Pour maîtriser ces coûts, plusieurs stratégies existent : choix d’un arbitre unique plutôt qu’un tribunal de trois membres pour les litiges de valeur modérée, recours à des procédures accélérées, limitation raisonnée des demandes de production documentaire, utilisation des technologies pour réduire les déplacements. Certaines institutions proposent des calculateurs en ligne permettant d’estimer approximativement les frais institutionnels et les honoraires des arbitres.
Quels sont les recours contre une sentence arbitrale défavorable?
Contrairement aux jugements des tribunaux étatiques, les sentences arbitrales ne sont généralement pas susceptibles d’appel sur le fond. Toutefois, plusieurs voies de recours existent, avec des variations selon les droits nationaux.
Le recours en annulation (ou en set aside) constitue le principal mécanisme de contestation. Il s’exerce devant les juridictions du siège de l’arbitrage et repose sur des motifs limités : irrégularité dans la constitution du tribunal, violation du contradictoire, dépassement de mission par les arbitres, non-arbitrabilité du litige ou contrariété à l’ordre public. En France, l’annulation d’une sentence internationale est possible uniquement pour les motifs énumérés à l’article 1520 du Code de procédure civile.

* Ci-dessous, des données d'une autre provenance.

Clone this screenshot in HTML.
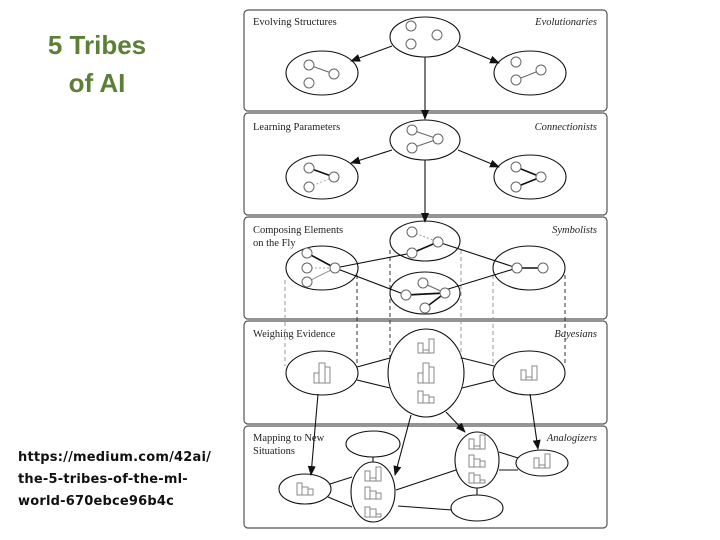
<!DOCTYPE html>
<html><head><meta charset="utf-8"><style>
html,body{margin:0;padding:0;background:#fff;width:720px;height:540px;overflow:hidden}
.t{position:absolute;font-family:"Liberation Sans",sans-serif;color:#5b7f35;font-weight:bold;font-size:26px;text-align:center;line-height:38px}
.u{position:absolute;left:18px;top:447px;font-family:"DejaVu Sans","Liberation Sans",sans-serif;font-size:13px;line-height:22px;color:#111;font-weight:bold;letter-spacing:0.2px}
svg{position:absolute;left:0;top:0}
</style></head><body>
<div class="t" style="left:32px;top:26px;width:130px">5 Tribes<br>of AI</div>
<div class="u">https://medium.com/42ai/<br>the-5-tribes-of-the-ml-<br>world-670ebce96b4c</div>
<svg width="720" height="540" viewBox="0 0 720 540" font-family="Liberation Serif,serif" font-size="10.5">
<defs>
<marker id="a" markerWidth="10" markerHeight="8" refX="9" refY="4" orient="auto" markerUnits="userSpaceOnUse"><path d="M0,0L10,4L0,8z" fill="#111"/></marker>
<g id="b1"><rect x="-8" y="-2" width="5" height="10" fill="none" stroke="#888"/><rect x="-3" y="-12" width="6" height="20" fill="none" stroke="#888"/><rect x="3" y="-8" width="5" height="16" fill="none" stroke="#888"/></g>
<g id="b2"><rect x="-8" y="-5" width="5" height="10" fill="none" stroke="#888"/><rect x="-3" y="2" width="6" height="3" fill="none" stroke="#888"/><rect x="3" y="-9" width="5" height="14" fill="none" stroke="#888"/></g>
<g id="b3"><rect x="-8" y="-7" width="5" height="12" fill="none" stroke="#888"/><rect x="-3" y="-3" width="6" height="8" fill="none" stroke="#888"/><rect x="3" y="-1" width="5" height="6" fill="none" stroke="#888"/></g>
<g id="b4"><rect x="-8" y="-5" width="5" height="10" fill="none" stroke="#888"/><rect x="-3" y="-3" width="6" height="8" fill="none" stroke="#888"/><rect x="3" y="2" width="5" height="3" fill="none" stroke="#888"/></g>
</defs>
<g fill="none" stroke="#555" stroke-width="1.2">
<rect x="244" y="10" width="363" height="101" rx="4"/>
<rect x="244" y="113" width="363" height="102" rx="4"/>
<rect x="244" y="217" width="363" height="102" rx="4"/>
<rect x="244" y="321" width="363" height="103" rx="4"/>
<rect x="244" y="426" width="363" height="102" rx="4"/>
</g>
<g fill="#222">
<text x="253" y="25">Evolving Structures</text>
<text x="253" y="130">Learning Parameters</text>
<text x="253" y="233">Composing Elements</text>
<text x="253" y="246">on the Fly</text>
<text x="253" y="337">Weighing Evidence</text>
<text x="253" y="441">Mapping to New</text>
<text x="253" y="454">Situations</text>
<g font-style="italic" text-anchor="end">
<text x="597" y="25">Evolutionaries</text>
<text x="597" y="130">Connectionists</text>
<text x="597" y="233">Symbolists</text>
<text x="597" y="337">Bayesians</text>
<text x="597" y="441">Analogizers</text>
</g></g>
<g fill="none" stroke-dasharray="4,3">
<line x1="285" y1="280" x2="285" y2="366" stroke="#999"/>
<line x1="357" y1="275" x2="357" y2="366" stroke="#333"/>
<line x1="390" y1="250" x2="390" y2="360" stroke="#333"/>
<line x1="461" y1="250" x2="461" y2="360" stroke="#999"/>
<line x1="493" y1="275" x2="493" y2="366" stroke="#999"/>
<line x1="565" y1="275" x2="565" y2="366" stroke="#333"/>
</g>
<g stroke="#111" stroke-width="1.1" fill="none">
<line x1="392" y1="46" x2="351" y2="61" marker-end="url(#a)"/>
<line x1="458" y1="46" x2="499" y2="63" marker-end="url(#a)"/>
<line x1="425" y1="57" x2="425" y2="119" marker-end="url(#a)"/>
<line x1="392" y1="150" x2="351" y2="163" marker-end="url(#a)"/>
<line x1="458" y1="150" x2="499" y2="167" marker-end="url(#a)"/>
<line x1="425" y1="160" x2="425" y2="222" marker-end="url(#a)"/>
<line x1="335" y1="268" x2="412" y2="253"/>
<line x1="335" y1="268" x2="406" y2="295"/>
<line x1="438" y1="242" x2="517" y2="268"/>
<line x1="445" y1="290" x2="517" y2="268"/>
<line x1="357" y1="367" x2="390" y2="358"/>
<line x1="357" y1="380" x2="390" y2="388"/>
<line x1="462" y1="358" x2="494" y2="366"/>
<line x1="462" y1="388" x2="494" y2="380"/>
<line x1="318" y1="394" x2="311" y2="475" marker-end="url(#a)"/>
<line x1="411" y1="415" x2="395" y2="475" marker-end="url(#a)"/>
<line x1="446" y1="412" x2="465" y2="432" marker-end="url(#a)"/>
<line x1="530" y1="394" x2="538" y2="449" marker-end="url(#a)"/>
<line x1="373" y1="457" x2="373" y2="462"/>
<line x1="330" y1="484" x2="352" y2="477"/>
<line x1="328" y1="497" x2="352" y2="507"/>
<line x1="396" y1="490" x2="456" y2="470"/>
<line x1="398" y1="506" x2="452" y2="510"/>
<line x1="477" y1="488" x2="477" y2="495"/>
<line x1="499" y1="452" x2="518" y2="458"/>
<line x1="499" y1="470" x2="518" y2="470"/>
</g>
<g fill="none" stroke="#111" stroke-width="1.1">
<ellipse cx="425" cy="37" rx="35" ry="20"/>
<ellipse cx="322" cy="73" rx="36" ry="22"/>
<ellipse cx="530" cy="73" rx="36" ry="22"/>
<ellipse cx="425" cy="140" rx="35" ry="20"/>
<ellipse cx="322" cy="177" rx="36" ry="22"/>
<ellipse cx="530" cy="177" rx="36" ry="22"/>
<ellipse cx="425" cy="241" rx="35" ry="20"/>
<ellipse cx="425" cy="293" rx="35" ry="21"/>
<ellipse cx="322" cy="268" rx="36" ry="22"/>
<ellipse cx="529" cy="268" rx="36" ry="22"/>
<ellipse cx="426" cy="373" rx="38" ry="44"/>
<ellipse cx="322" cy="373" rx="36" ry="22"/>
<ellipse cx="529" cy="373" rx="36" ry="22"/>
<ellipse cx="373" cy="444" rx="27" ry="13"/>
<ellipse cx="373" cy="492" rx="22" ry="30"/>
<ellipse cx="305" cy="489" rx="26" ry="15"/>
<ellipse cx="477" cy="460" rx="22" ry="28"/>
<ellipse cx="542" cy="463" rx="26" ry="13"/>
<ellipse cx="477" cy="508" rx="26" ry="13"/>
</g>
<g stroke="#666" fill="none">
<line x1="309" y1="65" x2="334" y2="74"/>
<line x1="516" y1="80" x2="541" y2="70"/>
<line x1="412" y1="130" x2="438" y2="139"/>
<line x1="412" y1="148" x2="438" y2="139"/>
<line x1="309" y1="168" x2="334" y2="177" stroke="#111" stroke-width="1.6"/>
<line x1="309" y1="187" x2="334" y2="177" stroke="#aaa" stroke-dasharray="2,2"/>
<line x1="516" y1="167" x2="541" y2="177" stroke="#111" stroke-width="1.6"/>
<line x1="516" y1="187" x2="541" y2="177" stroke="#111" stroke-width="1.6"/>
<line x1="307" y1="253" x2="335" y2="268" stroke="#111" stroke-width="1.6"/>
<line x1="307" y1="268" x2="335" y2="268" stroke="#aaa" stroke-dasharray="2,2"/>
<line x1="307" y1="282" x2="335" y2="268" stroke="#999"/>
<line x1="412" y1="232" x2="438" y2="242" stroke="#999" stroke-dasharray="2,2"/>
<line x1="412" y1="253" x2="438" y2="242" stroke="#111" stroke-width="1.6"/>
<line x1="406" y1="295" x2="445" y2="293" stroke="#111" stroke-width="1.8"/>
<line x1="423" y1="283" x2="445" y2="293"/>
<line x1="425" y1="308" x2="445" y2="293" stroke="#111" stroke-width="1.6"/>
<line x1="517" y1="268" x2="543" y2="268" stroke="#111" stroke-width="1.6"/>
</g>
<g fill="#fff" stroke="#666">
<circle cx="411" cy="26" r="5"/><circle cx="437" cy="35" r="5"/><circle cx="411" cy="44" r="5"/>
<circle cx="309" cy="65" r="5"/><circle cx="334" cy="74" r="5"/><circle cx="309" cy="83" r="5"/>
<circle cx="516" cy="62" r="5"/><circle cx="541" cy="70" r="5"/><circle cx="516" cy="80" r="5"/>
<circle cx="412" cy="130" r="5"/><circle cx="438" cy="139" r="5"/><circle cx="412" cy="148" r="5"/>
<circle cx="309" cy="168" r="5"/><circle cx="334" cy="177" r="5"/><circle cx="309" cy="187" r="5"/>
<circle cx="516" cy="167" r="5"/><circle cx="541" cy="177" r="5"/><circle cx="516" cy="187" r="5"/>
<circle cx="307" cy="253" r="5"/><circle cx="307" cy="268" r="5"/><circle cx="307" cy="282" r="5"/><circle cx="335" cy="268" r="5"/>
<circle cx="412" cy="232" r="5"/><circle cx="438" cy="242" r="5"/><circle cx="412" cy="253" r="5"/>
<circle cx="406" cy="295" r="5"/><circle cx="445" cy="293" r="5"/><circle cx="423" cy="283" r="5"/><circle cx="425" cy="308" r="5"/>
<circle cx="517" cy="268" r="5"/><circle cx="543" cy="268" r="5"/>
</g>
<use href="#b2" x="426" y="348"/><use href="#b1" x="426" y="375"/><use href="#b3" x="426" y="398"/>
<use href="#b1" x="322" y="375"/><use href="#b2" x="529" y="375"/>
<use href="#b2" x="373" y="476"/><use href="#b3" x="373" y="494"/><use href="#b4" x="373" y="512"/>
<use href="#b3" x="305" y="490"/>
<use href="#b2" x="477" y="444"/><use href="#b3" x="477" y="462"/><use href="#b4" x="477" y="478"/>
<use href="#b2" x="542" y="463"/>
</svg>
</body></html>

La demande d’interprétation ou de rectification permet de corriger des erreurs matérielles ou de clarifier des points ambigus de la sentence, sans remettre en cause sa substance. La demande de révision peut être envisagée en cas de découverte de faits nouveaux décisifs qui étaient inconnus lors de l’arbitrage.
Lors de la procédure d’exequatur (reconnaissance et exécution), la partie condamnée peut invoquer les motifs de refus prévus par l’article V de la Convention de New York, largement similaires aux causes d’annulation. Cette stratégie défensive, parfois qualifiée de recours « passif », s’exerce dans le pays où l’exécution est recherchée.
Comment s’articulent arbitrage et médiation dans les litiges complexes?
L’arbitrage et la médiation sont de plus en plus perçus comme complémentaires plutôt que concurrents. Leur combinaison intelligente permet d’optimiser le processus de résolution des différends complexes.
Les clauses hybrides ou multi-paliers prévoient typiquement une phase de médiation préalable obligatoire avant de pouvoir initier un arbitrage. Cette approche séquentielle favorise une tentative de résolution amiable tout en garantissant une solution contraignante en cas d’échec de la négociation. Les statistiques montrent qu’environ 70% des médiations aboutissent à un accord, réduisant significativement le recours à l’arbitrage.
Le processus Arb-Med-Arb, particulièrement développé à Singapour, présente une structure innovante : l’arbitrage est initié, puis suspendu pour permettre une médiation; en cas d’accord, celui-ci peut être formalisé dans une sentence d’accord-parties (consent award), bénéficiant ainsi de la force exécutoire internationale des sentences arbitrales.
La technique du Med-Arb, où la même personne agit successivement comme médiateur puis comme arbitre, suscite des réserves en raison des risques de violation du contradictoire et d’impartialité. La variante Arb-Med, où l’arbitre rédige sa sentence sans la communiquer puis tente une médiation, offre une alternative intéressante mais reste peu utilisée en pratique.
Ces mécanismes hybrides répondent à une demande croissante pour des processus de résolution des différends personnalisés, efficaces et préservant les relations d’affaires. Leur développement illustre l’évolution d’une approche binaire (judiciaire ou alternative) vers un continuum de solutions adaptées à chaque type de conflit.